- [Material to process]
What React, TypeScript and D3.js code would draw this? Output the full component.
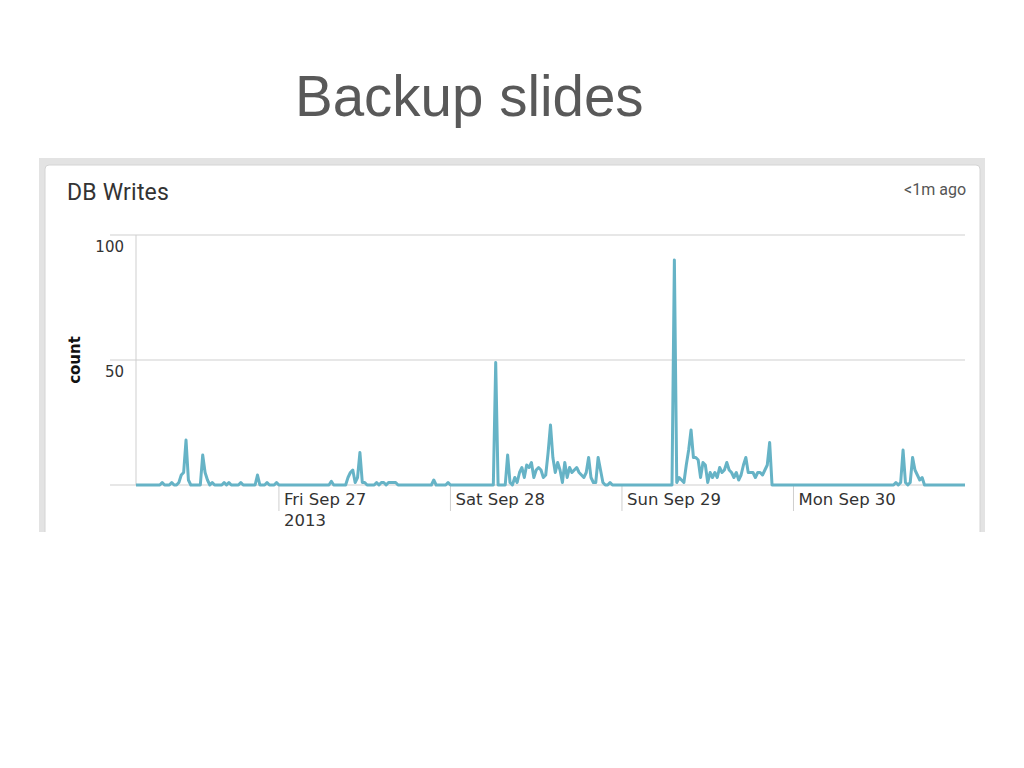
import React from 'react';
import * as d3 from 'd3';

// DB Writes, 20-minute buckets, one array per day (Thu starts at 04:00)
const thuValues = [0,0,0,0,0,0,0,0,0,0,0, 1,0,0,0, 1,0,0, 1,4,5,18,2, 0,0,0,0,0, 12,5,2,0, 1,0,0,0,0, 1,0,1, 0,0,0,0, 1, 0,0,0,0,0,0, 4, 0,0,0, 1, 0,0,0, 1];
const friValues = [0,0,0,0,0,0,0,0,0,0,0,0,0,0,0,0,0,0,0,0,0,0, 1.5, 0,0,0,0,0,0, 3,5,6,1,3,13,1,1, 0,0,0,0, 1,0,1,1,0,1,1,1,1, 0,0,0,0,0,0,0,0,0,0,0,0,0,0,0, 2, 0,0,0,0,0, 1];
const satValues = [0,0,0,0,0,0,0,0,0,0,0,0,0,0,0,0,0,0,0, 49, 0,0,0,0, 12,1,0,3,1,5,7,3,8,7,9,3,6,7,6,3,4,13,24,11,5,9,6,1,9,3,7,5,6,7,5,4,3,5,11,3,1,1,11,6,1,0,0,1, 0,0,0,0];
const sunValues = [0,0,0,0,0,0,0,0,0,0,0,0,0,0,0,0,0,0,0,0,0,0, 90,1,3,2,1,8,14,22,11,11,10,3,9,8,1,5,3,5,3,7,5,6,9,6,5,3,5,2,4,8,11,5,5,5,3,5,5,4,6,8,17, 0,0,0,0,0,0,0,0,0];
const monValues = [0,0,0,0,0,0,0,0,0,0,0,0,0,0,0,0,0,0,0,0,0,0,0,0,0,0,0,0,0,0,0,0,0,0,0,0,0,0,0,0,0,0,0, 1,0,1,14,1,0,1,11,6,4,2,3, 0,0,0,0,0,0,0,0,0,0,0,0,0,0,0,0,0, 0];

const dayStarts = [
  new Date(2013, 8, 26, 4, 0),
  new Date(2013, 8, 27, 0, 0),
  new Date(2013, 8, 28, 0, 0),
  new Date(2013, 8, 29, 0, 0),
  new Date(2013, 8, 30, 0, 0),
];
const dayValues = [thuValues, friValues, satValues, sunValues, monValues];

const domainStart = new Date(2013, 8, 26, 4, 0);
const domainEnd = new Date(2013, 9, 1, 0, 0);
const yTicks = [0, 50, 100];
const yLabelTicks = [50, 100];

type Pt = { t: Date; v: number };

export default function App() {
  const x = d3.scaleTime().domain([domainStart, domainEnd]).range([136, 965]);
  const y = d3.scaleLinear().domain([0, 100]).range([485, 235]);

  const points: Pt[] = [];
  dayValues.forEach((vals, d) => {
    vals.forEach((v, i) => {
      points.push({ t: d3.timeMinute.offset(dayStarts[d], 20 * i), v });
    });
  });

  const line = d3
    .line<Pt>()
    .x((p) => x(p.t))
    .y((p) => y(p.v));

  const xTicks = d3.timeDay.range(new Date(2013, 8, 27), domainEnd);
  const fmt = d3.timeFormat('%a %b %d');
  const tickFont = "'DejaVu Sans', sans-serif";

  return (
    <svg
      width={1024}
      height={768}
      style={{ position: 'absolute', left: 0, top: 0, display: 'block', background: '#fff' }}
    >
      <defs>
        <clipPath id="panelClip">
          <rect x={0} y={0} width={1024} height={532} />
        </clipPath>
      </defs>
      <text
        x={295}
        y={116}
        fontFamily="'Liberation Sans', Arial, sans-serif"
        fontSize={56.5}
        fill="#595959"
      >
        Backup slides
      </text>

      <g clipPath="url(#panelClip)">
        <rect x={39} y={158} width={946} height={380} fill="#e3e3e3" />
        <rect x={45} y={165} width={935} height={390} rx={4} fill="#fff" stroke="#d4d4d4" />
      </g>

      <text x={67} y={200} fontFamily="Roboto, sans-serif" fontSize={23} fill="#333" letterSpacing={0.2}>
        DB Writes
      </text>
      <text x={966} y={195} textAnchor="end" fontFamily="Roboto, sans-serif" fontSize={16} fill="#555">
        &lt;1m ago
      </text>

      {/* gridlines */}
      {yTicks.map((t) => (
        <line key={'g' + t} x1={110} x2={965} y1={y(t)} y2={y(t)} stroke="#cfcfcf" strokeWidth={1} />
      ))}
      <line x1={136} x2={136} y1={y(100)} y2={y(0)} stroke="#cfcfcf" strokeWidth={1} />
      {yLabelTicks.map((t) => (
        <text
          key={'yl' + t}
          x={124}
          y={y(t) + 17}
          textAnchor="end"
          fontFamily={tickFont}
          fontSize={15}
          fill="#333"
        >
          {t}
        </text>
      ))}
      <text
        transform="translate(80,360) rotate(-90)"
        textAnchor="middle"
        fontFamily={tickFont}
        fontWeight="bold"
        fontSize={15}
        fill="#111"
      >
        count
      </text>

      {xTicks.map((d, i) => (
        <g key={'xt' + i}>
          <line x1={x(d)} x2={x(d)} y1={485} y2={511} stroke="#cfcfcf" strokeWidth={1} />
          <text x={x(d) + 5} y={505} fontFamily={tickFont} fontSize={16.5} fill="#333">
            {fmt(d)}
          </text>
          {i === 0 && (
            <text x={x(d) + 5} y={526} fontFamily={tickFont} fontSize={16.5} fill="#333">
              {d3.timeFormat('%Y')(d)}
            </text>
          )}
        </g>
      ))}

      <path
        d={line(points) || ''}
        fill="none"
        stroke="#66b3c6"
        strokeWidth={3}
        strokeLinejoin="round"
      />
    </svg>
  );
}
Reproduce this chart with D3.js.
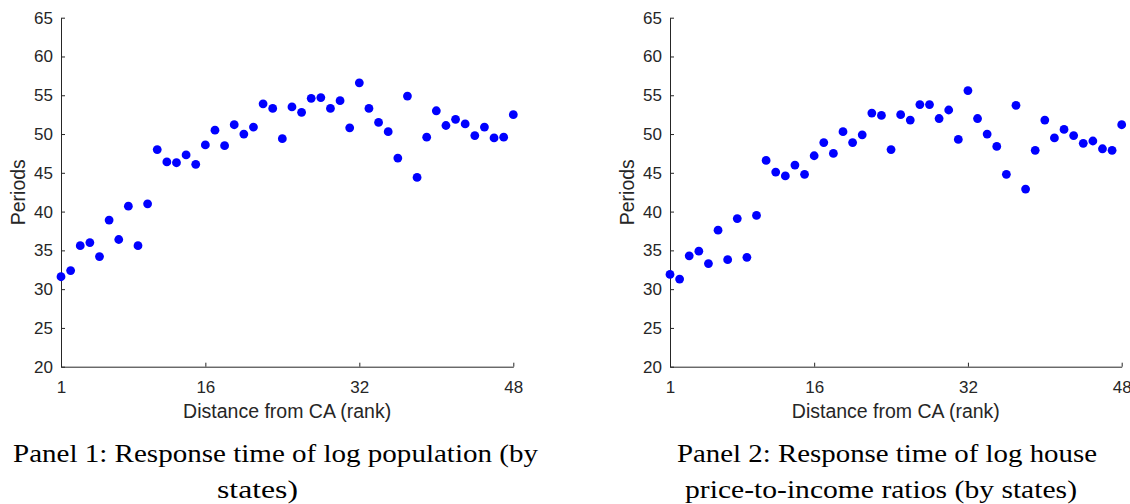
<!DOCTYPE html>
<html>
<head>
<meta charset="utf-8">
<script src="https://cdn.jsdelivr.net/npm/d3@7"></script>
<style>
  body { margin: 0; background: #fff; }
  .tick text { font-family: "Liberation Sans", Arial, sans-serif; font-size: 17px; fill: #262626; }
  .tick line, .domain { stroke: #262626; }
  .axis-label { font-family: "Liberation Sans", Arial, sans-serif; font-size: 19.5px; fill: #262626; }
  .caption { font-family: "Liberation Serif", serif; font-size: 24.5px; fill: #000; }
</style>
</head>
<body>
<div id="chart"></div>
<script>
// ranks 1..48 on the x axis
var ranks = d3.range(1, 49);
var xTicks = [1, 16, 32, 48];
var yTicks = [20, 25, 30, 35, 40, 45, 50, 55, 60, 65];

// response time (periods), log population
var popPeriods = [31.6, 32.4, 35.6, 36.0, 34.2, 38.9, 36.4, 40.7, 35.6, 41.0,
  48.0, 46.4, 46.3, 47.3, 46.1, 48.6, 50.5, 48.5, 51.2, 50.0,
  50.9, 53.9, 53.3, 49.4, 53.5, 52.8, 54.6, 54.7, 53.3, 54.3,
  50.8, 56.6, 53.3, 51.5, 50.3, 46.9, 54.9, 44.4, 49.6, 53.0,
  51.1, 51.9, 51.3, 49.8, 50.9, 49.5, 49.6, 52.5];

// response time (periods), log house price-to-income
var hpiPeriods = [31.9, 31.3, 34.3, 34.9, 33.3, 37.6, 33.8, 39.1, 34.1, 39.5,
  46.6, 45.1, 44.6, 46.0, 44.8, 47.2, 48.9, 47.5, 50.3, 48.9,
  49.9, 52.7, 52.4, 48.0, 52.5, 51.8, 53.8, 53.8, 52.0, 53.1,
  49.3, 55.6, 52.0, 50.0, 48.4, 44.8, 53.7, 42.9, 47.9, 51.8,
  49.5, 50.6, 49.8, 48.8, 49.1, 48.1, 47.9, 51.2];

var captions = [
  ["Panel 1: Response time of log population (by", "states)"],
  ["Panel 2: Response time of log house", "price-to-income ratios (by states)"]
];

var svg = d3.select("#chart").append("svg")
  .attr("width", 1130)
  .attr("height", 504);

// layout of the two panels (pixels)
var panels = [
  {left: 61, right: 513.3, values: popPeriods, caption: captions[0], cx: [275.5, 257.5], len: [525, 81]},
  {left: 670, right: 1121.7, values: hpiPeriods, caption: captions[1], cx: [887, 881], len: [420, 392]}
];

var plotTop = 17.7, plotBottom = 366.7;

panels.forEach(function(p) {
  var x = d3.scaleLinear().domain([1, 48]).range([p.left, p.right]);
  var y = d3.scaleLinear().domain([20, 65]).range([plotBottom, plotTop]);

  svg.append("g")
    .attr("transform", "translate(0," + plotBottom + ")")
    .call(d3.axisBottom(x).tickValues(xTicks).tickSizeInner(-4).tickSizeOuter(0).tickPadding(10))
    .call(function(g) { g.selectAll(".tick text").attr("y", 14).attr("dy", "0.71em"); });

  svg.append("g")
    .attr("transform", "translate(" + p.left + ",0)")
    .call(d3.axisLeft(y).tickValues(yTicks).tickSizeInner(-4).tickSizeOuter(0))
    .call(function(g) { g.selectAll(".tick text").attr("x", -8); });

  svg.append("text")
    .attr("class", "axis-label")
    .attr("x", (p.left + p.right) / 2)
    .attr("y", 418)
    .attr("text-anchor", "middle")
    .text("Distance from CA (rank)");

  svg.append("text")
    .attr("class", "axis-label")
    .attr("transform", "rotate(-90)")
    .attr("x", -(plotTop + plotBottom) / 2)
    .attr("y", p.left - 36)
    .attr("text-anchor", "middle")
    .text("Periods");

  svg.append("g").selectAll("circle")
    .data(p.values)
    .enter().append("circle")
    .attr("cx", function(d, i) { return x(ranks[i]); })
    .attr("cy", function(d) { return y(d); })
    .attr("r", 4.4)
    .attr("fill", "#0000ff");

  svg.append("g").selectAll("text")
    .data(p.caption)
    .enter().append("text")
    .attr("class", "caption")
    .attr("x", function(d, i) { return p.cx[i]; })
    .attr("y", function(d, i) { return 462 + i * 36; })
    .attr("text-anchor", "middle")
    .attr("textLength", function(d, i) { return p.len[i]; })
    .attr("lengthAdjust", "spacingAndGlyphs")
    .text(function(d) { return d; });
});
</script>
</body>
</html>
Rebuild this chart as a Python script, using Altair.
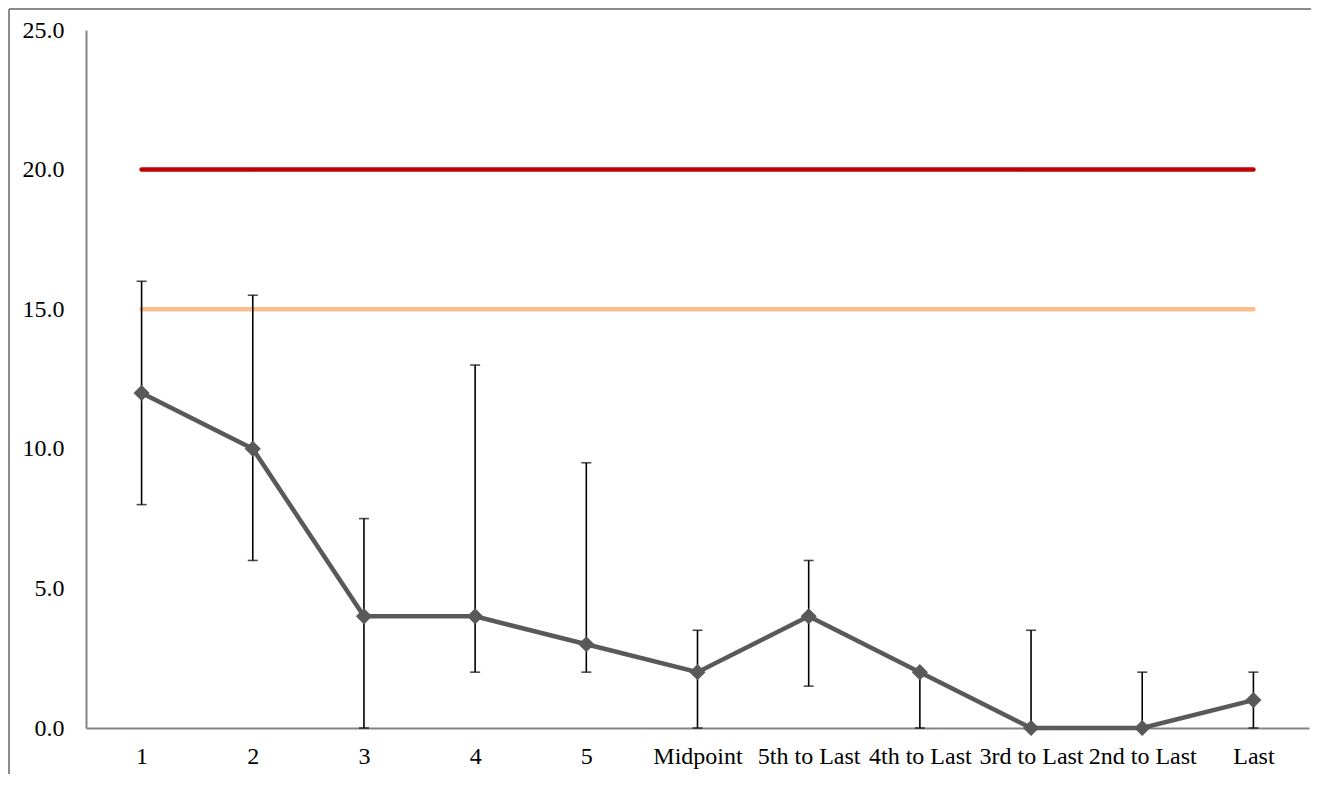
import altair as alt
import pandas as pd

categories = ["1", "2", "3", "4", "5", "Midpoint", "5th to Last", "4th to Last",
              "3rd to Last", "2nd to Last", "Last"]
means = [12, 10, 4, 4, 3, 2, 4, 2, 0, 0, 1]
lower = [8, 6, 0, 2, 2, 0, 1.5, 0, 0, 0, 0]
upper = [16, 15.5, 7.5, 13, 9.5, 3.5, 6, 2, 3.5, 2, 2]
ref_names = ["red", "orange"]
ref_values = [20, 15]
ref_colors = ["#C00000", "#F9BF8F"]
y_ticks = [0, 5, 10, 15, 20, 25]

df = pd.DataFrame({"cat": categories, "mean": means, "lo": lower, "hi": upper})
ref_rows = []
for n, v in zip(ref_names, ref_values):
    ref_rows.append({"cat": categories[0], "v": v, "ref": n})
    ref_rows.append({"cat": categories[-1], "v": v, "ref": n})
ref_df = pd.DataFrame(ref_rows)

W, H = 1223, 698
FONT = "Liberation Serif"
FS = 24

xenc = alt.X("cat:N", sort=categories,
             scale=alt.Scale(type="point", padding=0.5),
             axis=alt.Axis(title=None, labelAngle=0, ticks=False, labelPadding=16,
                           domainColor="#868686", domainWidth=2,
                           labelFont=FONT, labelFontSize=FS, labelColor="black"))
yscale = alt.Scale(domain=[0, 25], nice=False)
yaxis = alt.Axis(title=None, values=y_ticks, format=".1f", ticks=False, grid=False,
                 labelPadding=22, domainColor="#868686", domainWidth=2,
                 labelFont=FONT, labelFontSize=FS, labelColor="black")

refs = alt.Chart(ref_df).mark_line(strokeWidth=4.5, strokeCap="round").encode(
    x=xenc,
    y=alt.Y("v:Q", scale=yscale, axis=yaxis),
    color=alt.Color("ref:N", scale=alt.Scale(domain=ref_names, range=ref_colors), legend=None),
)

bars = alt.Chart(df).mark_rule(color="black", strokeWidth=1.6).encode(
    x=xenc, y=alt.Y("lo:Q", scale=yscale), y2="hi:Q"
)
cap_lo = alt.Chart(df).mark_tick(color="black", thickness=1.6, size=10, orient="horizontal").encode(
    x=xenc, y=alt.Y("lo:Q", scale=yscale)
)
cap_hi = alt.Chart(df).mark_tick(color="black", thickness=1.6, size=10, orient="horizontal").encode(
    x=xenc, y=alt.Y("hi:Q", scale=yscale)
)

line = alt.Chart(df).mark_line(color="#595959", strokeWidth=4.5).encode(
    x=xenc, y=alt.Y("mean:Q", scale=yscale)
)
pts = alt.Chart(df).mark_point(shape="diamond", filled=True, color="#595959", size=260, opacity=1).encode(
    x=xenc, y=alt.Y("mean:Q", scale=yscale)
)

frame_top = alt.Chart(df).mark_rule(color="#8c8c8c", strokeWidth=2).encode(
    x=alt.value(-77), x2=alt.value(1225), y=alt.value(-21)
)
frame_left = alt.Chart(df).mark_rule(color="#8c8c8c", strokeWidth=2).encode(
    x=alt.value(-77), y=alt.value(-21), y2=alt.value(744)
)

chart = alt.layer(frame_top, frame_left, refs, bars, cap_lo, cap_hi, line, pts).properties(
    width=W, height=H,
    autosize=alt.AutoSizeParams(type="none"),
    padding={"left": 78, "top": 22, "right": 2, "bottom": 46},
    background="white",
).configure_view(stroke=None)

chart.save("out.html", embed_options={"renderer": "svg", "actions": False})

- [Prompt] Each line in the listing above that contains "React" should be copied.

- [Result for this task]
What React, TypeScript and D3.js code would draw this? Output the full component.
import React from 'react';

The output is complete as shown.